How a strong economy could save the Middle East

"The first question is, how do you get more American Jews to just visit Israel? You’re not going to make an investment in a place where you don’t feel comfortable, and don’t have some sort of passion."

NEW YORK - How would Matthew Bronfman convince more people to invest in Israel? “I think that’s really the second question you need to ask,” Bronfman said, sitting in his Manhattan office in Midtown East, replete with pictures of his family and the various world leaders he’s met. “The first question is, how do you get more American Jews to just visit Israel?

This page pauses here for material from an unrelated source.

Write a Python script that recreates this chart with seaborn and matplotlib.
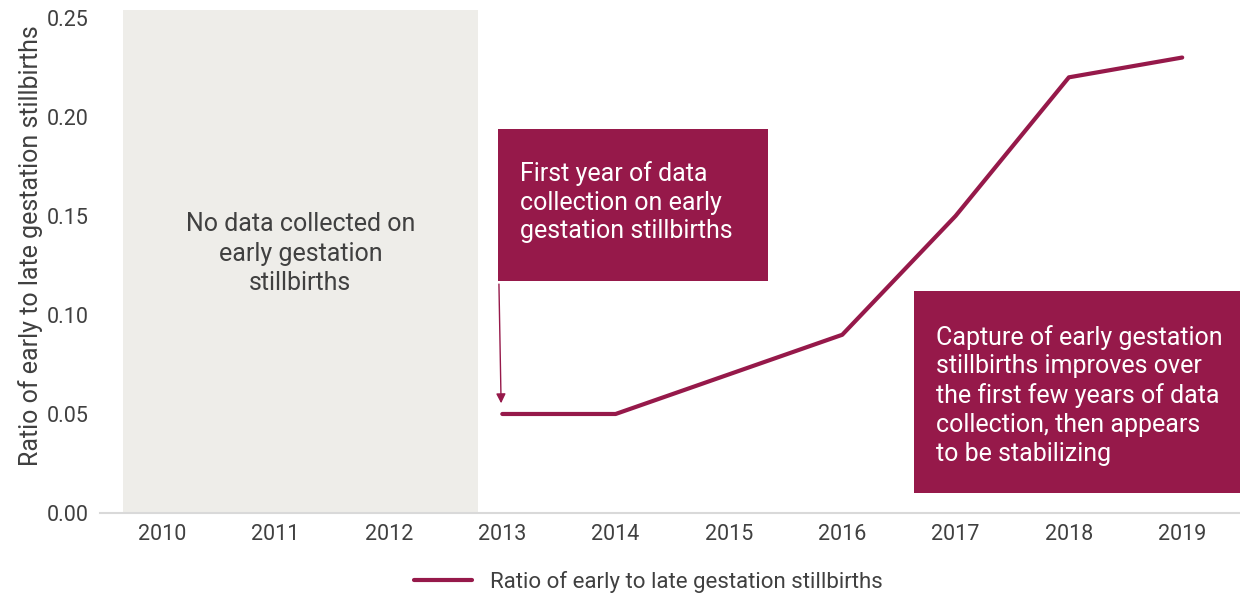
import pandas as pd
import matplotlib.pyplot as plt
import seaborn as sns
from matplotlib.patches import Rectangle

# Dados do gráfico
anos = ['2010', '2011', '2012', '2013', '2014', '2015', '2016', '2017', '2018', '2019']
razao = [None, None, None, 0.05, 0.05, 0.07, 0.09, 0.15, 0.22, 0.23]
yticks = [0.00, 0.05, 0.10, 0.15, 0.20, 0.25]
serie = 'Ratio of early to late gestation stillbirths'

df = pd.DataFrame({'ano': anos, 'razao': razao})
df['pos'] = range(len(anos))
df = df.dropna()

sns.set_style('white')
plt.rcParams['font.family'] = ['Roboto', 'DejaVu Sans']

cor = '#96194a'
cinza = '#404040'

fig = plt.figure(figsize=(12.4, 5.97), dpi=100)
ax = fig.add_axes([100 / 1240, 1 - 513 / 597, 1140 / 1240, 503 / 597])

# Região sem dados (2010-2012)
ax.axvspan(-0.35, 2.79, color='#eeede9', zorder=0, lw=0)
ax.text(1.218, 0.131, 'No data collected on\nearly gestation\nstillbirths', ha='center', va='center',
        fontsize=18, color=cinza, linespacing=1.3)

sns.lineplot(data=df, x='pos', y='razao', color=cor, linewidth=3, ax=ax, label=serie, legend=False)

ax.set_xlim(-0.55, 9.51)
ax.set_ylim(0, 0.254)
ax.set_xticks(range(len(anos)), anos)
ax.set_yticks(yticks, [f'{v:.2f}' for v in yticks])
ax.tick_params(axis='both', length=0, labelsize=15.5, colors=cinza, pad=8)
ax.set_xlabel('')
ax.set_ylabel(serie, fontsize=18, color=cinza)
ax.yaxis.set_label_coords(-0.05, 0.531)
for lado in ['top', 'right', 'left']:
    ax.spines[lado].set_visible(False)
ax.spines['bottom'].set_color('#d9d9d9')
ax.spines['bottom'].set_linewidth(1.5)

# Caixa 1
ax.add_patch(Rectangle((2.965, 0.1172), 2.382, 0.0767, facecolor=cor, edgecolor='none', zorder=3))
ax.text(3.159, 0.157, 'First year of data\ncollection on early\ngestation stillbirths', ha='left', va='center',
        fontsize=18, color='white', linespacing=1.25, zorder=4)
ax.annotate('', xy=(2.99, 0.054), xytext=(2.97, 0.117),
            arrowprops=dict(arrowstyle='-|>', color=cor, lw=1, mutation_scale=14))

# Caixa 2
ax.add_patch(Rectangle((6.635, 0.0101), 2.875, 0.102, facecolor=cor, edgecolor='none', zorder=3, clip_on=False))
ax.text(6.83, 0.0595, 'Capture of early gestation\nstillbirths improves over\nthe first few years of data\ncollection, then appears\nto be stabilizing',
        ha='left', va='center', fontsize=18, color='white', linespacing=1.25, zorder=4)

fig.legend(handles=ax.get_lines(), labels=[serie], loc='center', bbox_to_anchor=(0.523, 0.025),
           frameon=False, fontsize=16, handlelength=2.6, labelcolor=cinza)

fig.savefig('out.png', dpi=100)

You’re not going to make an investment in a place where you don’t feel comfortable, and don’t have some sort of passion.”
He points out that the number of American Jews who have actually visited Israel is “shockingly low”– 41 percent according to a 2012 survey by the American Jewish Committee, and only 35% according to the Jewish Federations of North America. “So the first thing I would do is let them come to Israel and fall in love.”
Bronfman, 54, one of the single largest American Jewish investors in Israel, grew up in a family that was not only passionate about the Jewish people, but was always politically, socially and economically engaged with Israel and the Jewish community in America. His father, Edgar Bronfman, Sr., was a philanthropist and the president of the World Jewish Congress, who heavily advocated for the Russian Jewish community during the breakup of the Soviet Union. Charles Bronfman, Matthew’s uncle, was one of the founders of Taglit- Birthright.
Bronfman, for his part, feels so connected to Israel that he even speaks of it as “where we live,” and “our neighbors in the region,” even though he does not hold Israeli citizenship.
He is now a major shareholder in the Israel Discount Bank, the Shufersal supermarket chain and Ikea Israel, all of which he says are expanding. In fact, Ikea Israel will be opening its third store in the country in Kiryat Ata in March 2014, alongside a large new shopping center that will open the following summer.
“We’re very excited about this,” Bronfman said. “We’re really looking forward to bringing our brand, Ikea, to the North.”
In the meantime, he said, the first two Ikea stores have been doing very well. “We’re very pleased with the results.”
In an interview with The Jerusalem Post in 2012, Bronfman said that his motivation for his multiple philanthropic efforts is “grounded in Jewish ethics and Jewish morals.”
Similarly, his investment in Israel began as a “macro-bet” on the country’s future.
Even though he is staunchly Zionist and considers himself a “proud Jew,” as a consummate businessman, Bronfman is also supportive of the idea of economics and jobs and the ultimate peacemaker between nations. He said he is “100%” supportive of the new deal signed by International Relations Minister Yuval Steinitz and Palestinian Finance Minster Shukri Bishara during the UN General Assembly on September 26, in which Steinitz committed Israel to helping grow the Palestinian economy.
“At the end of the day, people with jobs are less likely to be aggressive,” Bronfman said. “The internal turmoil going on in Egypt, it’s about jobs, it’s about economic security. People who are hungry or unemployed tend to want to lash out.
So, the fact that Israel can help the Palestinians from an economic standpoint is tremendous.”
Bronfman said he hopes eventually Israel and all her neighbors will be able to enjoy economic security. “When you look at all our neighbors, it shows that economic stability is really the bedrock of political stability,” he said.
“So, ultimately my dream would be that we have peace in the region, and I’m hoping – I’m not hopeful, but I’m hoping – that we could have the type of economic cooperation which would be good for us and good for our neighbors."